God it’s fascinating to look at the timestamp on this one and then realize that Pratchett went on to write his Witches Series and Granny Weatherwax, who’s strong and fierce and brilliant and austere and so achingly, bitterly, intensely good. I think Granny Weatherwax would give Gandalf a hard look and Gandalf would remember he had a very urgent appointment three shires away and stroll off really fast.
Holy fuck, everybody go read this right now.
Pratchett is one of the people whose work is not only hilarious, but legitimately brilliant. I learned so much from reading his books. Even this talk is peppered with the kind of thing that makes you snort out loud and get stared at by coworkers:
No wonder witches were always portrayed as toothless — it was living in a 90,000 calorie house that did it. You’d hear a noise in the night and it’d be the local kids, eating the doorknob.
And he fucking nails the witch/wizard dichotomy. Wizards = wise, powerful, organized, educated; witches = crones who give you warts. The Tiffany Aching series addresses this directly, as do the regular Discworld books focusing on the Lancre witches. Like Roach says, Granny Weatherwax is achingly, bitterly, intensely good, and that’s partly because she’s constantly aware of how easy it would be to be bad. How someone has to do the mucky jobs and help the obnoxious and stupid and never, ever take credit for anything you didn’t do; how the hardest thing is to stay balanced just on the edge between extremes, maintain that equilibrium, do what needs to be done no matter how awful or difficult it may be. Wizards never have to think about this. They just forge straight ahead, eating big dinners and squabbling amongst themselves and taking their power for granted.
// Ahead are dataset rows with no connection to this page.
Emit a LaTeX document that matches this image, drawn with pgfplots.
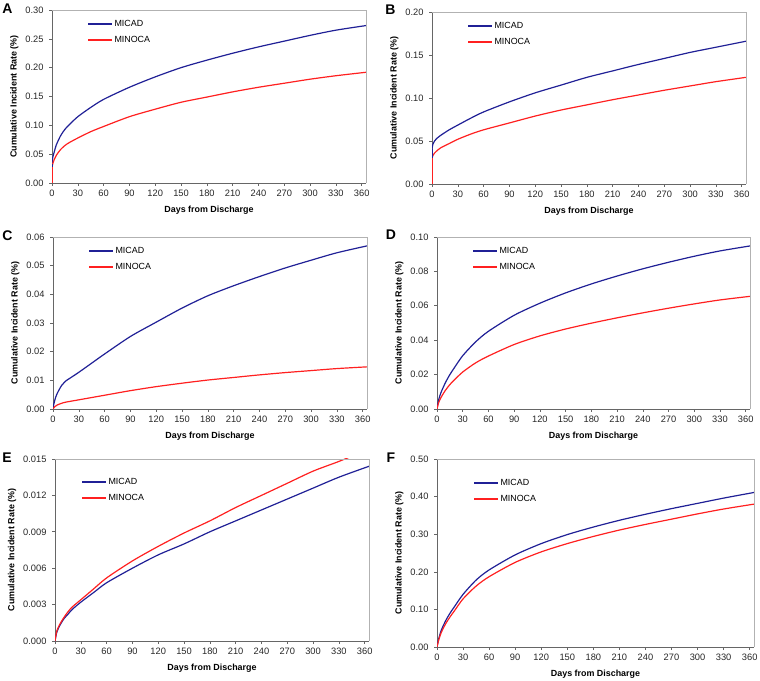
\documentclass[border=0pt]{standalone}
\usepackage{pgfplots}
\pgfplotsset{compat=1.18}
\usepackage{fontspec}
\setmainfont{Liberation Sans}
\definecolor{micad}{RGB}{32,32,150}
\definecolor{minoca}{RGB}{255,32,32}
\pgfplotsset{
  panel/.style={
    scale only axis, anchor=south west,
    xmin=0, xmax=365, xtick={0,30,...,360}, enlargelimits=false,
    axis x line*=bottom, axis y line*=left,
    axis line style={-, draw=black!60, line width=0.7pt},
    tick align=outside, major tick length=3pt,
    tick style={draw=black!60, line width=0.6pt},
    minor tick num=0,
    ticklabel style={font=\fontsize{9.3}{11}\selectfont, text=black!85},
    xlabel={Days from Discharge}, ylabel={Cumulative Incident Rate (\%)},
    label style={font=\bfseries\fontsize{8.9}{10}\selectfont},
    xlabel style={yshift=-3pt},
    /pgf/number format/assume math mode=true,
    scaled y ticks=false,
    yticklabel style={/pgf/number format/fixed, /pgf/number format/fixed zerofill, /pgf/number format/precision=2, xshift=-2pt},
    legend style={at={(axis description cs:0,1)}, anchor=north west, xshift=35pt, yshift=-8.5pt,
      draw=none, fill=none, inner sep=0pt, row sep=5pt,
      font=\fontsize{8.9}{10}\selectfont, nodes={inner sep=1.5pt, text=black}},
    legend cell align=left,
    after end axis/.code={\draw[black!30, line width=0.7pt] (rel axis cs:0,1) -- (rel axis cs:1,1) -- (rel axis cs:1,0);},
  },
  mi/.style={color=micad, line width=1.2pt, smooth, tension=0.45,
    legend image code/.code={\draw[color=micad, line width=1.8pt] (0pt,0pt) -- (24pt,0pt);}},
  mn/.style={color=minoca, line width=1.2pt, smooth, tension=0.45,
    legend image code/.code={\draw[color=minoca, line width=1.8pt] (0pt,0pt) -- (24pt,0pt);}},
}
\begin{document}
\begin{tikzpicture}[x=1pt,y=1pt]
\useasboundingbox (0,0) rectangle (760,680);
\def\lettfont{\bfseries\fontsize{14}{14}\selectfont}
\node[font=\lettfont] at (7.5,671.5) {A};
\node[font=\lettfont] at (390.5,670.5) {B};
\node[font=\lettfont] at (7.5,444.5) {C};
\node[font=\lettfont] at (391,445.5) {D};
\node[font=\lettfont] at (7,222) {E};
\node[font=\lettfont] at (391,222) {F};

% A
\begin{axis}[panel, at={(52pt,497pt)}, width=314pt, height=173pt,
  ymin=0, ymax=0.30, ytick={0,0.05,0.10,0.15,0.20,0.25,0.30}]
\addplot[mi] coordinates {(0,0.033)(1,0.045)(3,0.056)(5,0.066)(10,0.082)(15,0.093)(20,0.101)(30,0.115)(45,0.131)(60,0.145)(90,0.166)(120,0.184)(150,0.200)(180,0.213)(210,0.225)(240,0.236)(270,0.246)(300,0.256)(330,0.265)(365,0.273)};
\addlegendentry{MICAD}
\addplot[mn] coordinates {(0,0.027)(1,0.034)(3,0.042)(5,0.048)(10,0.058)(15,0.065)(20,0.070)(30,0.078)(45,0.089)(60,0.098)(90,0.115)(120,0.128)(150,0.140)(180,0.149)(210,0.158)(240,0.166)(270,0.173)(300,0.180)(330,0.186)(365,0.192)};
\addlegendentry{MINOCA}
\addplot[mi, sharp plot, forget plot] coordinates {(0,0)(0,0.033)};
\addplot[mn, sharp plot, forget plot] coordinates {(0,0)(0,0.027)};
\end{axis}

% B
\begin{axis}[panel, at={(432pt,496pt)}, width=314pt, height=172pt,
  ymin=0, ymax=0.20, ytick={0,0.05,0.10,0.15,0.20}]
\addplot[mi] coordinates {(0,0.041)(1,0.046)(3,0.050)(5,0.0525)(10,0.0565)(20,0.063)(30,0.0685)(45,0.0765)(60,0.0838)(90,0.0955)(120,0.106)(150,0.115)(180,0.124)(210,0.1315)(240,0.139)(270,0.146)(300,0.153)(330,0.159)(365,0.166)};
\addlegendentry{MICAD}
\addplot[mn] coordinates {(0,0.030)(1,0.033)(3,0.036)(5,0.038)(10,0.042)(20,0.047)(30,0.052)(45,0.058)(60,0.063)(90,0.071)(120,0.079)(150,0.086)(180,0.092)(210,0.098)(240,0.1035)(270,0.109)(300,0.114)(330,0.119)(365,0.124)};
\addlegendentry{MINOCA}
\addplot[mi, sharp plot, forget plot] coordinates {(0,0)(0,0.041)};
\addplot[mn, sharp plot, forget plot] coordinates {(0,0)(0,0.030)};
\end{axis}

% C
\begin{axis}[panel, at={(53pt,271pt)}, width=314pt, height=172pt,
  ymin=0, ymax=0.06, ytick={0,0.01,0.02,0.03,0.04,0.05,0.06}]
\addplot[mi] coordinates {(0,0)(1,0.0018)(3,0.004)(5,0.0055)(8,0.0072)(10,0.0082)(15,0.0098)(20,0.0108)(30,0.0128)(45,0.0160)(60,0.0192)(90,0.0253)(120,0.0303)(150,0.0352)(180,0.0395)(210,0.0430)(240,0.0462)(270,0.0492)(300,0.0519)(330,0.0545)(365,0.0569)};
\addlegendentry{MICAD}
\addplot[mn] coordinates {(0,0)(2,0.0008)(5,0.0014)(10,0.002)(15,0.0024)(30,0.0032)(60,0.0048)(90,0.0064)(120,0.0078)(150,0.009)(180,0.0101)(210,0.011)(240,0.0119)(270,0.0127)(300,0.0134)(330,0.0141)(365,0.0147)};
\addlegendentry{MINOCA}
\end{axis}

% D
\begin{axis}[panel, at={(437pt,271pt)}, width=313pt, height=172pt,
  ymin=0, ymax=0.10, ytick={0,0.02,0.04,0.06,0.08,0.10}]
\addplot[mi] coordinates {(0,0)(2,0.0055)(5,0.010)(10,0.0155)(15,0.020)(20,0.0238)(30,0.0310)(45,0.0390)(60,0.0452)(90,0.0545)(120,0.0615)(150,0.0675)(180,0.0727)(210,0.0773)(240,0.0815)(270,0.0853)(300,0.0888)(330,0.0919)(365,0.0948)};
\addlegendentry{MICAD}
\addplot[mn] coordinates {(0,0)(2,0.0038)(5,0.007)(10,0.011)(15,0.0142)(20,0.0168)(30,0.0215)(45,0.0268)(60,0.0308)(90,0.0375)(120,0.0425)(150,0.0465)(180,0.0499)(210,0.0530)(240,0.0559)(270,0.0586)(300,0.0611)(330,0.0634)(365,0.0655)};
\addlegendentry{MINOCA}
\end{axis}

% E
\begin{axis}[panel, at={(55pt,39pt)}, width=314pt, height=182pt,
  ymin=0, ymax=0.015, ytick={0,0.003,0.006,0.009,0.012,0.015},
  yticklabel style={/pgf/number format/precision=3},
  legend style={xshift=-9pt, yshift=-9pt}]
\addplot[mi] coordinates {(0,0)(2,0.0007)(5,0.0012)(10,0.0018)(15,0.0022)(20,0.0026)(30,0.0032)(45,0.0040)(60,0.0048)(90,0.0060)(120,0.0071)(150,0.0080)(180,0.0090)(210,0.0099)(240,0.0108)(270,0.0117)(300,0.0126)(330,0.0135)(365,0.0144)};
\addlegendentry{MICAD}
\addplot[mn] coordinates {(0,0)(2,0.0008)(5,0.0013)(10,0.0019)(15,0.0024)(20,0.0028)(30,0.0034)(45,0.0043)(60,0.0052)(90,0.0066)(120,0.0078)(150,0.0089)(180,0.0099)(210,0.0110)(240,0.0120)(270,0.0130)(300,0.0140)(330,0.0148)(365,0.0158)};
\addlegendentry{MINOCA}
\end{axis}

% F
\begin{axis}[panel, at={(437pt,33pt)}, width=317pt, height=188pt,
  ymin=0, ymax=0.50, ytick={0,0.10,0.20,0.30,0.40,0.50},
  legend style={xshift=1pt, yshift=-10pt}]
\addplot[mi] coordinates {(0,0)(2,0.022)(5,0.045)(10,0.070)(15,0.090)(20,0.107)(30,0.140)(45,0.178)(60,0.205)(90,0.245)(120,0.275)(150,0.299)(180,0.319)(210,0.337)(240,0.353)(270,0.368)(300,0.382)(330,0.396)(365,0.411)};
\addlegendentry{MICAD}
\addplot[mn] coordinates {(0,0)(2,0.019)(5,0.039)(10,0.062)(15,0.080)(20,0.096)(30,0.128)(45,0.162)(60,0.187)(90,0.225)(120,0.253)(150,0.275)(180,0.294)(210,0.311)(240,0.326)(270,0.340)(300,0.354)(330,0.367)(365,0.380)};
\addlegendentry{MINOCA}
\end{axis}
\end{tikzpicture}
\end{document}
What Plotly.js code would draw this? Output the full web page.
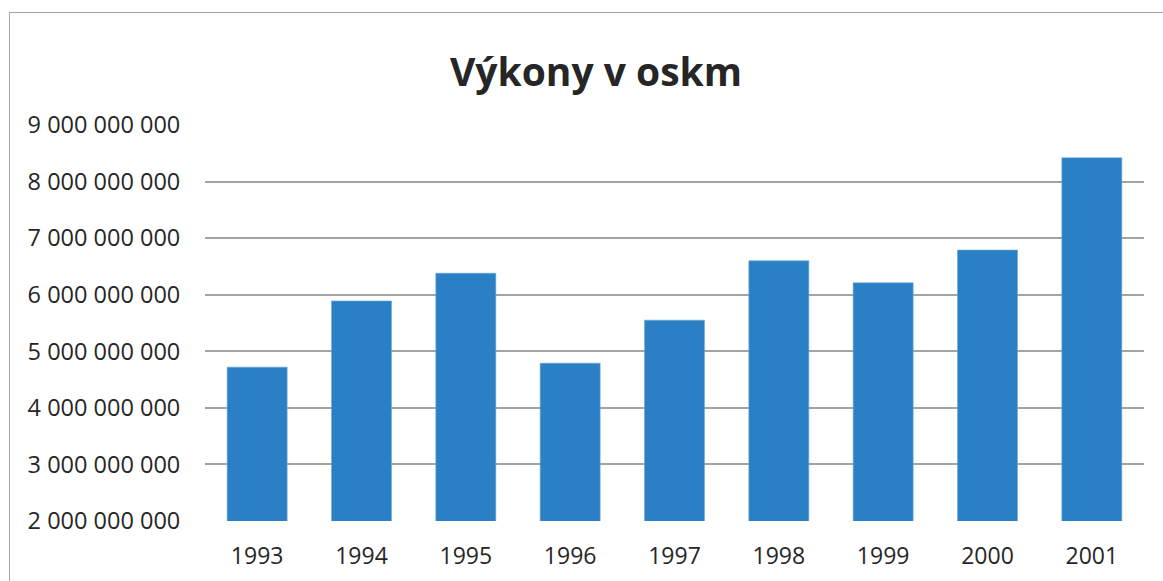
<!DOCTYPE html>
<html>
<head>
<meta charset="utf-8">
<script src="https://cdn.plot.ly/plotly-3.0.1.min.js"></script>
<style>
  html, body { margin: 0; padding: 0; background: #ffffff; }
  #wrap { position: relative; width: 1163px; height: 581px; overflow: hidden; }
  #frame { position: absolute; left: 9px; top: 12px; width: 1200px; height: 600px;
           border-left: 1.5px solid #a6a6a6; border-top: 1.5px solid #a6a6a6; pointer-events: none; z-index: 2; }
  #chart { position: absolute; left: 0; top: 0; width: 1163px; height: 581px; }
</style>
</head>
<body>
<div id="wrap">
  <div id="chart"></div>
  <div id="frame"></div>
</div>
<script>
const years = ["1993", "1994", "1995", "1996", "1997", "1998", "1999", "2000", "2001"];
const vykony = [4.72e9, 5.89e9, 6.38e9, 4.79e9, 5.55e9, 6.60e9, 6.21e9, 6.79e9, 8.42e9];
const yTickVals = [2e9, 3e9, 4e9, 5e9, 6e9, 7e9, 8e9, 9e9];
const yTickText = ["2 000 000 000", "3 000 000 000", "4 000 000 000", "5 000 000 000",
                   "6 000 000 000", "7 000 000 000", "8 000 000 000", "9 000 000 000"];
const chartTitle = "Výkony v oskm";

const trace = {
  type: "bar",
  x: years,
  y: vykony,
  marker: { color: "#2a7fc5", line: { color: "#6fa8dc", width: 0.6 } },
  hoverinfo: "x+y"
};

const layout = {
  width: 1163,
  height: 581,
  margin: { l: 205, r: 19, t: 125, b: 60, pad: 0 },
  paper_bgcolor: "#ffffff",
  plot_bgcolor: "#ffffff",
  showlegend: false,
  bargap: 0.425,
  font: { family: "Open Sans, sans-serif", color: "#404040" },
  title: {
    text: "<b>" + chartTitle + "</b>",
    font: { family: "Open Sans, sans-serif", size: 39, color: "#262626" },
    x: 596 / 1163, xref: "container", xanchor: "center",
    y: 1 - 72 / 581, yref: "container", yanchor: "middle"
  },
  xaxis: {
    type: "category",
    showgrid: false,
    zeroline: false,
    showline: false,
    ticks: "outside",
    ticklen: 14,
    tickcolor: "rgba(0,0,0,0)",
    tickfont: { family: "Open Sans, sans-serif", size: 23, color: "#262626" }
  },
  yaxis: {
    range: [2e9, 9e9],
    tickvals: yTickVals,
    ticktext: yTickText,
    showgrid: true,
    gridcolor: "#a3a3a3",
    gridwidth: 2,
    zeroline: false,
    showline: false,
    ticks: "outside",
    ticklen: 19,
    tickcolor: "rgba(0,0,0,0)",
    tickfont: { family: "Open Sans, sans-serif", size: 23.5, color: "#262626" }
  }
};

Plotly.newPlot("chart", [trace], layout, { displayModeBar: false, staticPlot: true });
</script>
</body>
</html>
Come to think of it, that’s one of the most significant divisions of power in Discworld: the men all gang up into this big elitist mob and loll around indolently, specifically not doing magic. Their magic is so powerful and dangerous that it’s a better use of their time to all keep each other down, all the wizard books basically revolve around ‘Oh no, someone’s doing magic, we’d better stomp them flat and then go home for second breakfast’. They keep the world from turning inside out but not much more than that, and they’re kind of a bunch of assholes about it too. Meanwhile the witches are just grimly slogging along, delivering babies and rousting out vampires and changing compresses, like, they stake out territories and then take care of everyone in it… while everyone still thinks that wizards are respectable and witches are shady.
Terry Pratchett: one of the most interesting literary philosophers of out time. Just read this if you ever read any kind of scifi and/or fantasy.